An additional problem is that expansion occurs with the heating of the coolant, such that an expansion vessel or measures with similar function are necessary in order to prevent destruction of the cooling system due to the expansion of the coolant.
In principle, two different cooling system technologies are known, namely pressure-less systems, as are described in the WO2007/127939 A2. For example, in such a system a membrane is used that is shifted upon expansion of the coolant medium. However, in this technique the pressure of the system identical to the environment pressure, which leads—as described above—to relatively low boiling temperatures, or makes it necessary to use special coolants with a high boiling point. Another embodiment of the cooling system for x-ray tubes in CT systems are known as closed (sealed) cooling systems, in which a boundary surface is charged with a force (for example a mechanical elastic tension or a pressure from a sealed gas volume or shock absorber), as described in U.S. Pat. No. 7,221,736 B2, for example.

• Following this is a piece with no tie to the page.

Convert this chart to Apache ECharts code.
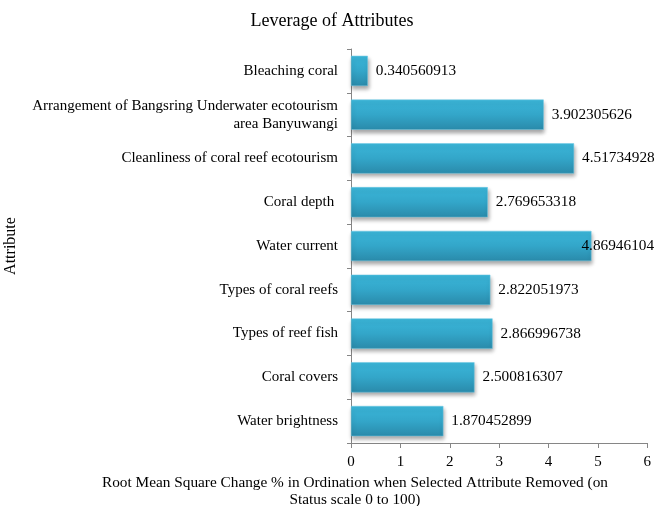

Due to the expansion of the coolant with increasing temperature, the counter-force at the membrane is increased and the pressure in the system likewise rises with increasing temperature.
A problem in the last variant of the known closed cooling system is that a new adjustment of the pressure by service technicians with special tools is necessary after exchanging a part of the cooling system (for example the radiator or the heat exchanger), and achieving a correct setting proves to be relatively difficult and has a certain tendency to error.